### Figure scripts
+ + + + + + +
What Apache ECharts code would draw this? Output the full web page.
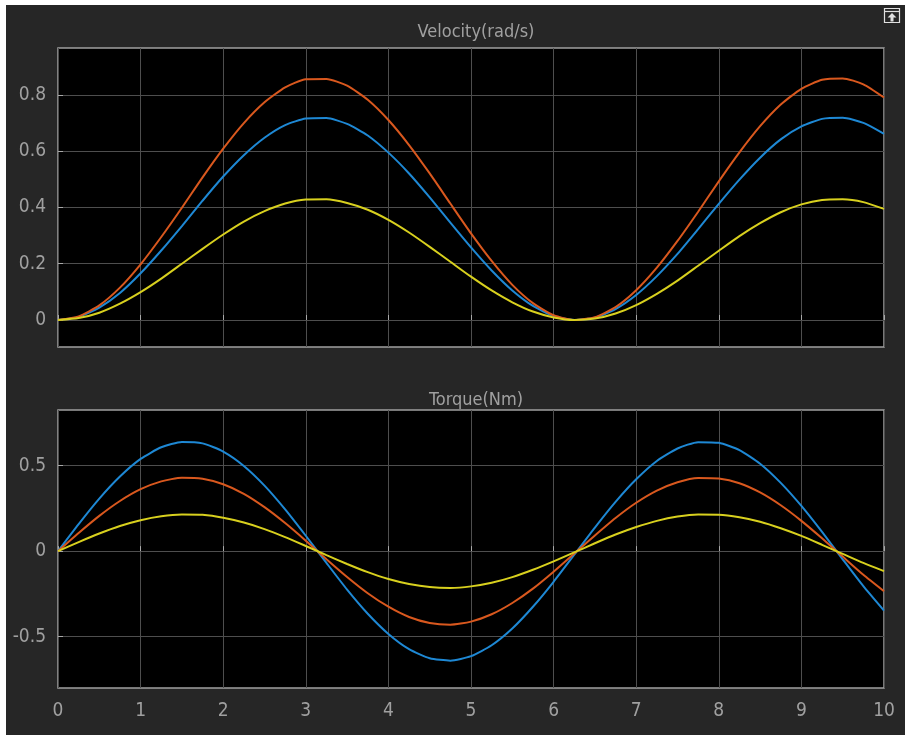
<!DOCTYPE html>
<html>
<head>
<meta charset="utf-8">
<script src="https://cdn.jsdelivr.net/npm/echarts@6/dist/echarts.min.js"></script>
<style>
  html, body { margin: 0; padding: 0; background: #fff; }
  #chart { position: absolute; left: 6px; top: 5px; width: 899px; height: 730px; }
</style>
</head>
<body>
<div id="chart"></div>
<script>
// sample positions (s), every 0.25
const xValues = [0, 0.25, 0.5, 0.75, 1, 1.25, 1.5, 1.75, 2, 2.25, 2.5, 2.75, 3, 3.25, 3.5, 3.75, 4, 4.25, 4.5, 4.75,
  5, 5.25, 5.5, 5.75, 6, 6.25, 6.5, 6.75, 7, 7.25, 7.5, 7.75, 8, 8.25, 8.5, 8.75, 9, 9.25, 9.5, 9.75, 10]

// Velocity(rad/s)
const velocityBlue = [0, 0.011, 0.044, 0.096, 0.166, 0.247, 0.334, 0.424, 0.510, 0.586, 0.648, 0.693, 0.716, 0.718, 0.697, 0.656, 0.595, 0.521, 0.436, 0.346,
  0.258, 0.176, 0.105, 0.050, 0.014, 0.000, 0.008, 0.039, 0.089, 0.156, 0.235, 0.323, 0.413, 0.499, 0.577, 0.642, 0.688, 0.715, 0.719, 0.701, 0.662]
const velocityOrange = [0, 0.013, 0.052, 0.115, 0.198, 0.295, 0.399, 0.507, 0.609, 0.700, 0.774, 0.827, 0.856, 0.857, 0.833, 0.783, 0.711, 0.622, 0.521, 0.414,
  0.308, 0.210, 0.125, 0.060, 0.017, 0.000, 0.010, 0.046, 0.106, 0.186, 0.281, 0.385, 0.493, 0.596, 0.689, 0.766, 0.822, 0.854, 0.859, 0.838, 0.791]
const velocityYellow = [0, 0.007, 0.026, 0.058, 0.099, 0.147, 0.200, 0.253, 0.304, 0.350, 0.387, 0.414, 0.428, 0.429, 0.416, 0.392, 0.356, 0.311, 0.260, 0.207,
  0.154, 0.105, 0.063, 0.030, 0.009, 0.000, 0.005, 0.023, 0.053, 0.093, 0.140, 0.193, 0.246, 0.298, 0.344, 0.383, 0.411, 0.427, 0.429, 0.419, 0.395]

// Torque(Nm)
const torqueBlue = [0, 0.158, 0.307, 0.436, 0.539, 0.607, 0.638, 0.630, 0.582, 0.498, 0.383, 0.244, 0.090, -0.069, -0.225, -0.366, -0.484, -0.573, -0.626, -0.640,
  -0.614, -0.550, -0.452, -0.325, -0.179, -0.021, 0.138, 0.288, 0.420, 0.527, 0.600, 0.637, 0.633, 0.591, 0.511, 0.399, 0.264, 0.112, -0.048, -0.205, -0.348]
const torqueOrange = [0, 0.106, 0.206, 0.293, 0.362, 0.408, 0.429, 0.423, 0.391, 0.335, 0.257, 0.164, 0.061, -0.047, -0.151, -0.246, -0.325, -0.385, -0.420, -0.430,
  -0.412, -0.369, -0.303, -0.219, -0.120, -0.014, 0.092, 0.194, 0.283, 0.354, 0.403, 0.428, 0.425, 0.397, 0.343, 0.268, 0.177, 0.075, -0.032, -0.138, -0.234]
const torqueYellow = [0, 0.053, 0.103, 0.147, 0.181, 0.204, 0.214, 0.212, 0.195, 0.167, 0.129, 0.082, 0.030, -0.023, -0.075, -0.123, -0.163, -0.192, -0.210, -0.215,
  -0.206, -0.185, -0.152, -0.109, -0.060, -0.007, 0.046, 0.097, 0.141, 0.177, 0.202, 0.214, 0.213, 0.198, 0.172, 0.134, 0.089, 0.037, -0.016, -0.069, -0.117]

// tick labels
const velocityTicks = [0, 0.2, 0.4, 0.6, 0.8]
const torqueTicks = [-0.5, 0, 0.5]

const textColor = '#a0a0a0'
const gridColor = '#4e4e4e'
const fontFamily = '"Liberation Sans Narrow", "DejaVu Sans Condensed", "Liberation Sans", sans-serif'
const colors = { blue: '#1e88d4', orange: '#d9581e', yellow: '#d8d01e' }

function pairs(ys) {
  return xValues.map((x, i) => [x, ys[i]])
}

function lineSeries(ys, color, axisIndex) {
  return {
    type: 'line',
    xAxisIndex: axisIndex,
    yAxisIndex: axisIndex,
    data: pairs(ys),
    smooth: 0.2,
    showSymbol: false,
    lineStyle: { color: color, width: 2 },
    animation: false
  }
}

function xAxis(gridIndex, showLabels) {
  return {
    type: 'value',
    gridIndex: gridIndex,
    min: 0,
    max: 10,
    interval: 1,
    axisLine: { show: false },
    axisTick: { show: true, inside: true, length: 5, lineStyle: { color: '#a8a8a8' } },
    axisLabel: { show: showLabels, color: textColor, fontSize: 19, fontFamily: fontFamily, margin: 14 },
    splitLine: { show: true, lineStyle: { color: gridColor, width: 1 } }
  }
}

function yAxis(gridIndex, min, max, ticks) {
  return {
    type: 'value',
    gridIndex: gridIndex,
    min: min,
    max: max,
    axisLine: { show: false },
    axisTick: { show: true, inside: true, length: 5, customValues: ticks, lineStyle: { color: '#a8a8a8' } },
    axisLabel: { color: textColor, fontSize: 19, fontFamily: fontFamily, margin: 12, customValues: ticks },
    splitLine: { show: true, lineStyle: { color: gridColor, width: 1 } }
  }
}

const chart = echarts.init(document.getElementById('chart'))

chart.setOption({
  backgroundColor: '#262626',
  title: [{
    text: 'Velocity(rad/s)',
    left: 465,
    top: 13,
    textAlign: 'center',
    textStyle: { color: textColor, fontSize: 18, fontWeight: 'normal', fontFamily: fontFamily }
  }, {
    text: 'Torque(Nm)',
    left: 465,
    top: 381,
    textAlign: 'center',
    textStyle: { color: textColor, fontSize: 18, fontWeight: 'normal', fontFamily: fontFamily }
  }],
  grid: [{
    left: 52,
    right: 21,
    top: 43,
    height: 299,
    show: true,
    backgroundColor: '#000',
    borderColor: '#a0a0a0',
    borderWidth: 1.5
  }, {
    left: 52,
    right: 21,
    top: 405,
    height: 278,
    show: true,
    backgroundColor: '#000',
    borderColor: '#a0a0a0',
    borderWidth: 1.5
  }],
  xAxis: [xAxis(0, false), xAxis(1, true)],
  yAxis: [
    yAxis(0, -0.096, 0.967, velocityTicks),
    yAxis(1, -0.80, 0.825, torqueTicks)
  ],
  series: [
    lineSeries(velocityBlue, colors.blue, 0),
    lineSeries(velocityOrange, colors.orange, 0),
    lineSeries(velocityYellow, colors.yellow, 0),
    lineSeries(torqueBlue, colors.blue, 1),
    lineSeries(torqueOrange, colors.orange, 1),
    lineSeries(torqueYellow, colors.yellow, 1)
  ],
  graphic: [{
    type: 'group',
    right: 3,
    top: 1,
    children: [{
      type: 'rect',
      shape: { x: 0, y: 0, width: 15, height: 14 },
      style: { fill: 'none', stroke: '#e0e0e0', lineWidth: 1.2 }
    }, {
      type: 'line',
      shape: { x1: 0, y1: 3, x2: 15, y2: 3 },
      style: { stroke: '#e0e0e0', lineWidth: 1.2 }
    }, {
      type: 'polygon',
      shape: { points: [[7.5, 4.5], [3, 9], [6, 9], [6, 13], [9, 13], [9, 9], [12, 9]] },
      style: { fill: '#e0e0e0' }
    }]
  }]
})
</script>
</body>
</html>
+ + + + + + +
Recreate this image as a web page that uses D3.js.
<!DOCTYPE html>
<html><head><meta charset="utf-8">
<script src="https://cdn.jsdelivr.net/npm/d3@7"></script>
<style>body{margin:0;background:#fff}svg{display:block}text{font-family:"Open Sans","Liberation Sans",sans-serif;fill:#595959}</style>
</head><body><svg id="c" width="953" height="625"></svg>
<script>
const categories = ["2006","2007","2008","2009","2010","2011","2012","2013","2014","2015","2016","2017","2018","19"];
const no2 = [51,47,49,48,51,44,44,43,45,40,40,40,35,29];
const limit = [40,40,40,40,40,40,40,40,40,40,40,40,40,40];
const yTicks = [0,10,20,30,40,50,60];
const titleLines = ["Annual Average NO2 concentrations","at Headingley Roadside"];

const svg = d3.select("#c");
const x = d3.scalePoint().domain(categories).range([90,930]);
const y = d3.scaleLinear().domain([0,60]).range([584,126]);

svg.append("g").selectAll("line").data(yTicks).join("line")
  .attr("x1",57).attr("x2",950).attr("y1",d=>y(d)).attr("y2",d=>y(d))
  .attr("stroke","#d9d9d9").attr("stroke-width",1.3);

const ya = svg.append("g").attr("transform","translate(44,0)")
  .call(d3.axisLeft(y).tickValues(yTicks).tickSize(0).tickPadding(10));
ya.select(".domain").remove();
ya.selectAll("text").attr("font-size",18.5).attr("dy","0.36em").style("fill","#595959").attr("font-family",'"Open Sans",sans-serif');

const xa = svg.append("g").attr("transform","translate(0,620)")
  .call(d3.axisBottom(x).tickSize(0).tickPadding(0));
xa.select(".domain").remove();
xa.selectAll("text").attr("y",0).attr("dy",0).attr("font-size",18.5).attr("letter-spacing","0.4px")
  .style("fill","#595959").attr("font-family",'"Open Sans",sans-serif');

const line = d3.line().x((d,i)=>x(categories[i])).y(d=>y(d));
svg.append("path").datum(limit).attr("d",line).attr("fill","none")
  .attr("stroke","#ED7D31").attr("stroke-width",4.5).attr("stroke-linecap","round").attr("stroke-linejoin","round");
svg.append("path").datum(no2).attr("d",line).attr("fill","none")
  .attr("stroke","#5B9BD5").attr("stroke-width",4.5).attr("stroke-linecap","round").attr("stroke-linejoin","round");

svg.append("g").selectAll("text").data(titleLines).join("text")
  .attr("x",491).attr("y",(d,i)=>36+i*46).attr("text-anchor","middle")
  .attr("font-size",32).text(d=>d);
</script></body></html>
+ + + + + + +
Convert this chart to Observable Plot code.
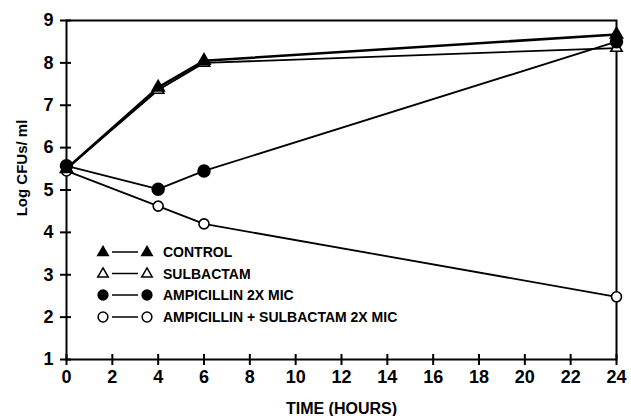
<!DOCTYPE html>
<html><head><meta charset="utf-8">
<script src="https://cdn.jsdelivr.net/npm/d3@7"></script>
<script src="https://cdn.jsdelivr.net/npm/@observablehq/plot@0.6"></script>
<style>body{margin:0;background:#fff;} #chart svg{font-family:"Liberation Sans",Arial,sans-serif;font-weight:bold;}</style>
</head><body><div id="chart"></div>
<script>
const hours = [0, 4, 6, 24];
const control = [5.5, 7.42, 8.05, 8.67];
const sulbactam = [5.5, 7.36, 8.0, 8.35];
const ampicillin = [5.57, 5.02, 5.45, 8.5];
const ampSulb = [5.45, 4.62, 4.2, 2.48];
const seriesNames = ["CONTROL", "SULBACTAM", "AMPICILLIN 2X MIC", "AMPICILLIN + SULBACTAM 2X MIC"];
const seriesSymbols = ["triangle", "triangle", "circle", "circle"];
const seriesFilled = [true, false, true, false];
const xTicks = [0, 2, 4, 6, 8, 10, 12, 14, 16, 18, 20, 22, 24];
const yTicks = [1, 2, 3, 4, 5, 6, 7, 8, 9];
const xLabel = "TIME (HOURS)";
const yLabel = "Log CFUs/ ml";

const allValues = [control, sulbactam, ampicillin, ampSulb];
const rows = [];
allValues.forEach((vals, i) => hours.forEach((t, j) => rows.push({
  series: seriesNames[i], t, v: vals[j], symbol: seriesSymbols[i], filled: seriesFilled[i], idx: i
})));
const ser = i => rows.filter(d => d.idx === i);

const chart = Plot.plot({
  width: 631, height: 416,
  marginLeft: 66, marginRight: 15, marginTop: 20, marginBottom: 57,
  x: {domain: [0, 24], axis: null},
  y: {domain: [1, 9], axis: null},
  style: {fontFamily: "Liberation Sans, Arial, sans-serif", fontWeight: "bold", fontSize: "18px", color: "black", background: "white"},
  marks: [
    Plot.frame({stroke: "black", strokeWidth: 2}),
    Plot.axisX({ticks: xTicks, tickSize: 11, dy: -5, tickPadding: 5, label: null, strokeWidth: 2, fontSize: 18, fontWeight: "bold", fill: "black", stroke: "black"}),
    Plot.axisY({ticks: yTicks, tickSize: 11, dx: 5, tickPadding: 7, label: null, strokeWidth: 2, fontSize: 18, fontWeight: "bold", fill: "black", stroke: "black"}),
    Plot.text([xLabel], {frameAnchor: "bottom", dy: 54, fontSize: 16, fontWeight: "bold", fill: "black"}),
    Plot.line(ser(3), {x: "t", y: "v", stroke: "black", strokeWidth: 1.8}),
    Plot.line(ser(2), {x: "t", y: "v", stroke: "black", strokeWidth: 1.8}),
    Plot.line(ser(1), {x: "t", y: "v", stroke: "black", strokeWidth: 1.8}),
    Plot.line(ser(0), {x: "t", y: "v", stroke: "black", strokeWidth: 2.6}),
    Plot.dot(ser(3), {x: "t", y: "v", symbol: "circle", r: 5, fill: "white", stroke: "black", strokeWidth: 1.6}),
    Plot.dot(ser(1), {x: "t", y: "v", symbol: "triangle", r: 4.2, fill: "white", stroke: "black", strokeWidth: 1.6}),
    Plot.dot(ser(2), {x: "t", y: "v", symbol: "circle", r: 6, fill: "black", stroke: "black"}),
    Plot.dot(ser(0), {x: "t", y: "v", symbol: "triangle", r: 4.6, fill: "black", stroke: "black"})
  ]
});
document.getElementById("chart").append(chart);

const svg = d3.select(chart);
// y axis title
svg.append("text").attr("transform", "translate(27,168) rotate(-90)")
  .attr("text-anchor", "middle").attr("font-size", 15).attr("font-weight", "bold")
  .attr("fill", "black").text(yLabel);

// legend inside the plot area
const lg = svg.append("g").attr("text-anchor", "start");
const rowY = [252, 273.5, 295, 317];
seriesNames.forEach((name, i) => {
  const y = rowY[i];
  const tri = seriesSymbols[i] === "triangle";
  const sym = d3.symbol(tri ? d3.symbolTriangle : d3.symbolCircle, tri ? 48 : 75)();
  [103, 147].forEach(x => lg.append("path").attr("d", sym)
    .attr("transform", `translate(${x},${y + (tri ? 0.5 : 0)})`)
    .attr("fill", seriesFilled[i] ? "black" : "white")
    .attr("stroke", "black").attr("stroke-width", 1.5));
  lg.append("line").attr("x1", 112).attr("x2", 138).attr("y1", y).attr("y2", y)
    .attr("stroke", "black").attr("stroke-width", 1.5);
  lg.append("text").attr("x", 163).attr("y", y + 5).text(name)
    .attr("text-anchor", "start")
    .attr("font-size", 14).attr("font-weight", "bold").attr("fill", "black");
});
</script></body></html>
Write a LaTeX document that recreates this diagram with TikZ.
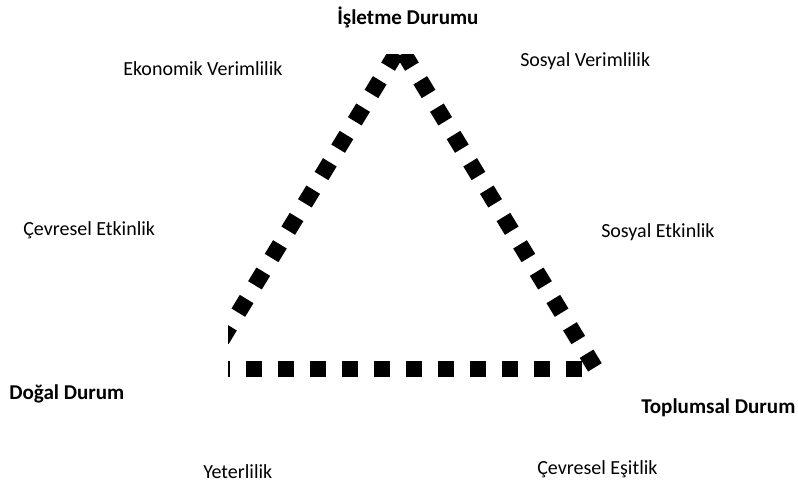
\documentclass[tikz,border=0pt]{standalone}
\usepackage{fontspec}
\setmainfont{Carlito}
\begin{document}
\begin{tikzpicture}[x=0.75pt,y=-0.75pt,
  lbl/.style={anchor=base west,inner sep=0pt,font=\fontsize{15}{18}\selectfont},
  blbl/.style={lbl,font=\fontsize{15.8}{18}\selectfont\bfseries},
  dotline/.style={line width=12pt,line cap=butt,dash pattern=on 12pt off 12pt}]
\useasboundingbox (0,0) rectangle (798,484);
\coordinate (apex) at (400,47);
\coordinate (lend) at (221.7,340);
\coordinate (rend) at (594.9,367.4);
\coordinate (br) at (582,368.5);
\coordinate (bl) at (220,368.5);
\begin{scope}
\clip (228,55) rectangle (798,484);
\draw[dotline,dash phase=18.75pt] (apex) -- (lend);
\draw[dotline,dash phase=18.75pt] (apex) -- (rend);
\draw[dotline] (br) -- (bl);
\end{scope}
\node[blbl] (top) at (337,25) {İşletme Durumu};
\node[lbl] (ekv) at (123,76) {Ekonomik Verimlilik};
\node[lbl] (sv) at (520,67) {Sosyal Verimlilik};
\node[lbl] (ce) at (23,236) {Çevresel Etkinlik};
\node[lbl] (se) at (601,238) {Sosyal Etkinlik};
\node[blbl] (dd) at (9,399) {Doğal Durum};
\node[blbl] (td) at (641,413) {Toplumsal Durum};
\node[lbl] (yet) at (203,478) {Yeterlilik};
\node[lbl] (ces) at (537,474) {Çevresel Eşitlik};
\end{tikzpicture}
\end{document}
+ + + + + + +
### WRITTEN PROBLEM
Keep to the stretch from the line containing "What Apache ECharts" through the line containing "9.5, 9.75, 10]", both ends included, and copy it exactly from the listing above, minus the pictures.

### EXPECTED ANSWER
What Apache ECharts code would draw this? Output the full web page.
<!DOCTYPE html>
<html>
<head>
<meta charset="utf-8">
<script src="https://cdn.jsdelivr.net/npm/echarts@6/dist/echarts.min.js"></script>
<style>
  html, body { margin: 0; padding: 0; background: #fff; }
  #chart { position: absolute; left: 6px; top: 5px; width: 899px; height: 730px; }
</style>
</head>
<body>
<div id="chart"></div>
<script>
// sample positions (s), every 0.25
const xValues = [0, 0.25, 0.5, 0.75, 1, 1.25, 1.5, 1.75, 2, 2.25, 2.5, 2.75, 3, 3.25, 3.5, 3.75, 4, 4.25, 4.5, 4.75,
  5, 5.25, 5.5, 5.75, 6, 6.25, 6.5, 6.75, 7, 7.25, 7.5, 7.75, 8, 8.25, 8.5, 8.75, 9, 9.25, 9.5, 9.75, 10]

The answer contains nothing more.